● Dataset rows:
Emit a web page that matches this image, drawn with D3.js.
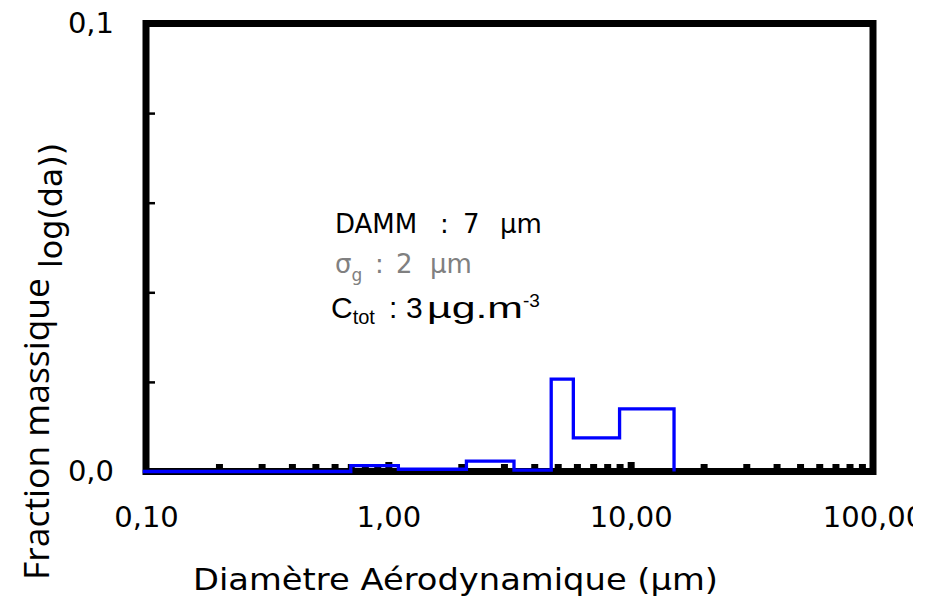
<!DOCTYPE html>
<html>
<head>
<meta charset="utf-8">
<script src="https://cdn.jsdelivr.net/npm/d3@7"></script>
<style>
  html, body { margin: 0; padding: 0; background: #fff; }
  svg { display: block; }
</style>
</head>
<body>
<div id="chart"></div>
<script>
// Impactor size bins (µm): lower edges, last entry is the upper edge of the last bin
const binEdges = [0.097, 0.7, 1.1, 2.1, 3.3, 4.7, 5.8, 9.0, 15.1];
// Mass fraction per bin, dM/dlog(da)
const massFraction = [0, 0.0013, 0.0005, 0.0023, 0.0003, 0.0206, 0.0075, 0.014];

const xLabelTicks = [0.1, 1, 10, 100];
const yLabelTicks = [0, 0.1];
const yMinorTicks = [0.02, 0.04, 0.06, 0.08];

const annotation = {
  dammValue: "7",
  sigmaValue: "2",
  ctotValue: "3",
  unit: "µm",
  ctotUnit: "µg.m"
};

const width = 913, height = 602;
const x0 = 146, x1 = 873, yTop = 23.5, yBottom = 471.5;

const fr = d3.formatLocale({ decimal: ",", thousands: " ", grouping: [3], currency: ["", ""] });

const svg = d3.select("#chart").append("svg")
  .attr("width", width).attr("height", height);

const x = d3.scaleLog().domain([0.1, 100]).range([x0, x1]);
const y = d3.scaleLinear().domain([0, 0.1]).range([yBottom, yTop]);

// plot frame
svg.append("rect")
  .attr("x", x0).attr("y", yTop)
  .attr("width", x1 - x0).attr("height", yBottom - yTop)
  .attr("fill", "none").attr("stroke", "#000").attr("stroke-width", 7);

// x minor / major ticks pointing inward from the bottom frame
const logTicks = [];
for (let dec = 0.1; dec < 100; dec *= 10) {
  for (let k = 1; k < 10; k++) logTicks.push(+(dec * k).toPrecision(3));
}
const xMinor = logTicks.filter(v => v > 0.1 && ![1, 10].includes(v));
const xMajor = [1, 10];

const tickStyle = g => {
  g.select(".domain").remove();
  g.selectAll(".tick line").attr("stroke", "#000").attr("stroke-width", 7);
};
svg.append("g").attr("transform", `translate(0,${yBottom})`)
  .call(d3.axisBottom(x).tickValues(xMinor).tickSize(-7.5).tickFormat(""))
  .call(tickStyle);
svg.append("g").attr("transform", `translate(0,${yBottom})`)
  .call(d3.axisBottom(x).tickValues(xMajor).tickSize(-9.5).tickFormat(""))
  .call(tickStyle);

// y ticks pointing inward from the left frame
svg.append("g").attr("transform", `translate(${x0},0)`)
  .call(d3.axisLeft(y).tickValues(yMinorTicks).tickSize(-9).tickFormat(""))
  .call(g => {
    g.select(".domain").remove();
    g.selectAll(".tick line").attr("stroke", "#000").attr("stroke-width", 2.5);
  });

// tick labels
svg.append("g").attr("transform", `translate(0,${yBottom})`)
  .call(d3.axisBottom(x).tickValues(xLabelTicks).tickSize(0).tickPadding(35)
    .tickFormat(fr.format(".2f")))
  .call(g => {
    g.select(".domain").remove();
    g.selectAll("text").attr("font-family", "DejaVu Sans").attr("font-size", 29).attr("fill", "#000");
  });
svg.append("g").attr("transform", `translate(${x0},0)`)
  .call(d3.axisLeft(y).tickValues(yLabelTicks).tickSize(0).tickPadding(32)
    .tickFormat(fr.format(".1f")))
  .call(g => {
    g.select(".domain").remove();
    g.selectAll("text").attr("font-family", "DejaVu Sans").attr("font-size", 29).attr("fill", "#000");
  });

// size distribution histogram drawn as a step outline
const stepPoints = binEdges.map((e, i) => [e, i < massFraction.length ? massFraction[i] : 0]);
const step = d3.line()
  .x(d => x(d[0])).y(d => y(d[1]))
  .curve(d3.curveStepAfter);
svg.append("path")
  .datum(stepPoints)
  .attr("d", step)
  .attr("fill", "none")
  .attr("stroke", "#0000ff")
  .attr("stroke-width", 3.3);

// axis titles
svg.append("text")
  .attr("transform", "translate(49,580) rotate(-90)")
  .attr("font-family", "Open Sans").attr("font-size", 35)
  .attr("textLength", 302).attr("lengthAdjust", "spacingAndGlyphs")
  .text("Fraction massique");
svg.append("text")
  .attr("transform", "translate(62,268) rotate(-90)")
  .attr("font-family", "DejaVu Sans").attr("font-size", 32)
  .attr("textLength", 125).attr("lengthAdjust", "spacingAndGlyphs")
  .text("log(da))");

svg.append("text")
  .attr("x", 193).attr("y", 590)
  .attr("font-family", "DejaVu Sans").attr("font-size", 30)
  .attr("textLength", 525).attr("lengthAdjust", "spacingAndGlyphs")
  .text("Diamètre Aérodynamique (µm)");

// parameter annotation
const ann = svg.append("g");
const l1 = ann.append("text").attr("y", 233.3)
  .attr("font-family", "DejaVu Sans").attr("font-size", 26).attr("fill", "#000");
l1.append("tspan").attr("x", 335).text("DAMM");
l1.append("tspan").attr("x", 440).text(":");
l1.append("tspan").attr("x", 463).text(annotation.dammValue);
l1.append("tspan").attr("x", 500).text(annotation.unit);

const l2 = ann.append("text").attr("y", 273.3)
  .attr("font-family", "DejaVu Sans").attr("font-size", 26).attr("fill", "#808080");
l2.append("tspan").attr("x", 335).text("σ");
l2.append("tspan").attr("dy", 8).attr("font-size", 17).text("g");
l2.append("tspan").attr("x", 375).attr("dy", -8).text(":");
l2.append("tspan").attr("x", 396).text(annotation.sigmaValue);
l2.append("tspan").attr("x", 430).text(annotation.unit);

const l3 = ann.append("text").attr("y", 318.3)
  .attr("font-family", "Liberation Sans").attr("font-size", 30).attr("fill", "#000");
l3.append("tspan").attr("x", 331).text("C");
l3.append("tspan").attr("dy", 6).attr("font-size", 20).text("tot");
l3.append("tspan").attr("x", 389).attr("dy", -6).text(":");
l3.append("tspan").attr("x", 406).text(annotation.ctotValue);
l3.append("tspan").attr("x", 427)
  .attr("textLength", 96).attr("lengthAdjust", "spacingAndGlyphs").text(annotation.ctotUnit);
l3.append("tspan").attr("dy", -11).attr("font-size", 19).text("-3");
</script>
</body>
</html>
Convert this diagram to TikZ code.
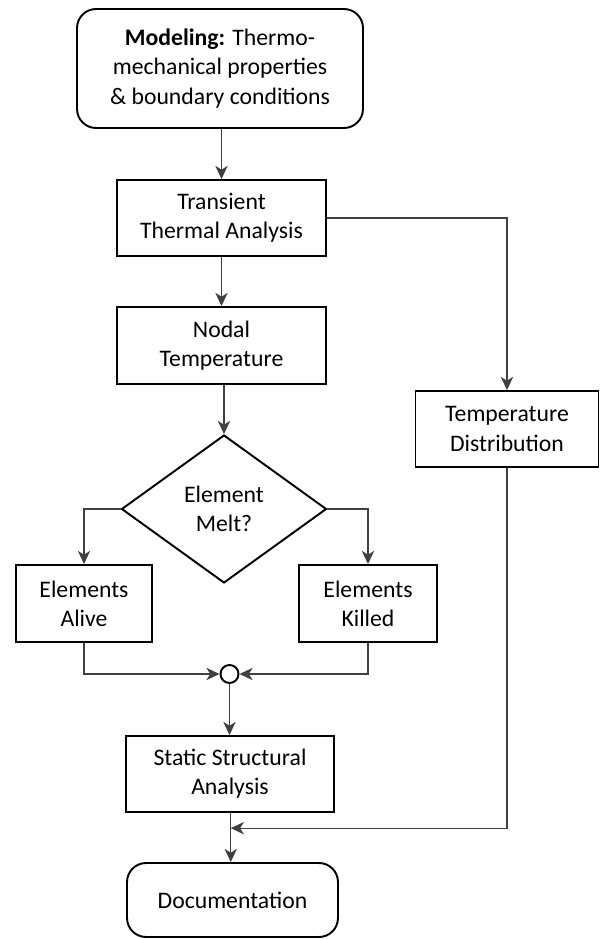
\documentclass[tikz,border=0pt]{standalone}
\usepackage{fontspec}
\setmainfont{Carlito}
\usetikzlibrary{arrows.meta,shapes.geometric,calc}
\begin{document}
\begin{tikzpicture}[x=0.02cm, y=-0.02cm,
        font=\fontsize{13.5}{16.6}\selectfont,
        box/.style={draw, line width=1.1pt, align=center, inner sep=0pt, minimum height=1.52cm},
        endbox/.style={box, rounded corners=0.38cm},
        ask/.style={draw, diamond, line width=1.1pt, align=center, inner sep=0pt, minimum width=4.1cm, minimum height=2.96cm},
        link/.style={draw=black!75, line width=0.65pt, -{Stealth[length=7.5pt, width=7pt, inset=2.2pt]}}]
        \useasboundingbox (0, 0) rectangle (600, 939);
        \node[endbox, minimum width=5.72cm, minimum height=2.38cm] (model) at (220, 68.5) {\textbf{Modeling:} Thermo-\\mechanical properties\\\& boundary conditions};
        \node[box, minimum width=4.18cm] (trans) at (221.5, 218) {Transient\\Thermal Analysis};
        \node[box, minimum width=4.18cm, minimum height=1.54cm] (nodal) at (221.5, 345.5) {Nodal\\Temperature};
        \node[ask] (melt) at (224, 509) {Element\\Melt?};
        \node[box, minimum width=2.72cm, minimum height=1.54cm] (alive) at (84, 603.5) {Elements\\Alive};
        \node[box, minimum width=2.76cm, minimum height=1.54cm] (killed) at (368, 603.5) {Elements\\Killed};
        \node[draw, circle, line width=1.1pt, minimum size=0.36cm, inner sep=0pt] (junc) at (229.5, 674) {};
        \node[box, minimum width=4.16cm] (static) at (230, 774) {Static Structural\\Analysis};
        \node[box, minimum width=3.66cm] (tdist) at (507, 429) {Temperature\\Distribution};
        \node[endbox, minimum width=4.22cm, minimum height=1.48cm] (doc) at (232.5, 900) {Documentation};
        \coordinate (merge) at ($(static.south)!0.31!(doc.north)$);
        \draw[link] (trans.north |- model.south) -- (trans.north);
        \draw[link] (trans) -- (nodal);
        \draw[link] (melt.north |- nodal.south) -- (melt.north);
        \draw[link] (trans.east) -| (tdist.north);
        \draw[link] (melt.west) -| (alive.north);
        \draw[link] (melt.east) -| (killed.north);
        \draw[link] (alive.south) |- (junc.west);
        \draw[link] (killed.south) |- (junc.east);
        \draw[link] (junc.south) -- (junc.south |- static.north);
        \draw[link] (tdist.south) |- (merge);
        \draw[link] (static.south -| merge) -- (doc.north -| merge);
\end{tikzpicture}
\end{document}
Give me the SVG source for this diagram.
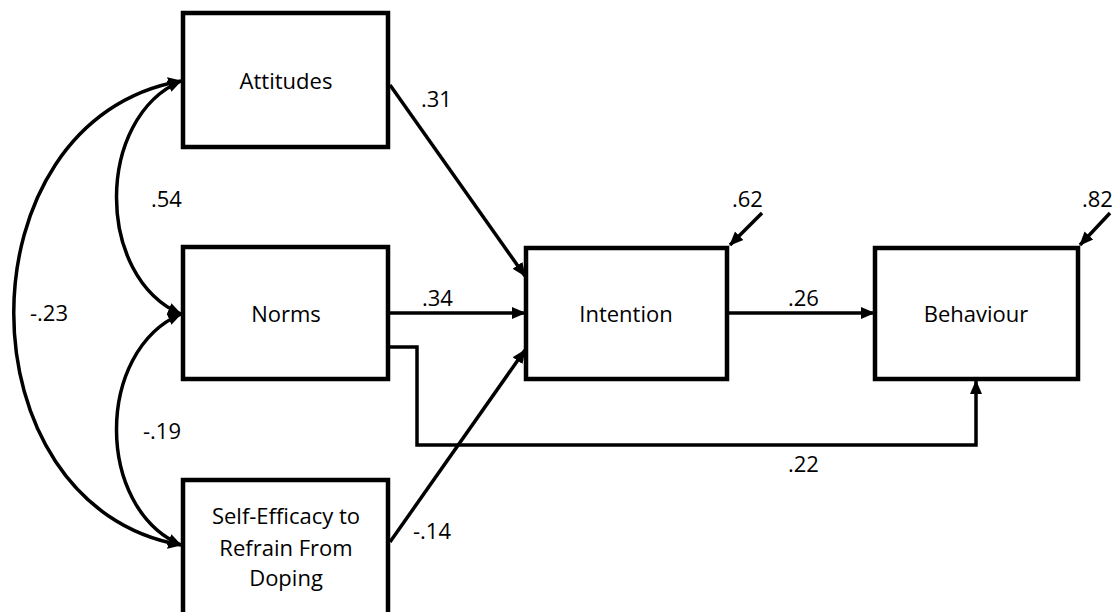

● What is needed: Please reproduce the listing exactly from its opening line through the line that contains "const yMinorTicks = [0.02, 0.04, 0.06, 0.08];", both included, with all pictures omitted.

● Task answer:
Emit a web page that matches this image, drawn with D3.js.
<!DOCTYPE html>
<html>
<head>
<meta charset="utf-8">
<script src="https://cdn.jsdelivr.net/npm/d3@7"></script>
<style>
  html, body { margin: 0; padding: 0; background: #fff; }
  svg { display: block; }
</style>
</head>
<body>
<div id="chart"></div>
<script>
// Impactor size bins (µm): lower edges, last entry is the upper edge of the last bin
const binEdges = [0.097, 0.7, 1.1, 2.1, 3.3, 4.7, 5.8, 9.0, 15.1];
// Mass fraction per bin, dM/dlog(da)
const massFraction = [0, 0.0013, 0.0005, 0.0023, 0.0003, 0.0206, 0.0075, 0.014];

const xLabelTicks = [0.1, 1, 10, 100];
const yLabelTicks = [0, 0.1];
const yMinorTicks = [0.02, 0.04, 0.06, 0.08];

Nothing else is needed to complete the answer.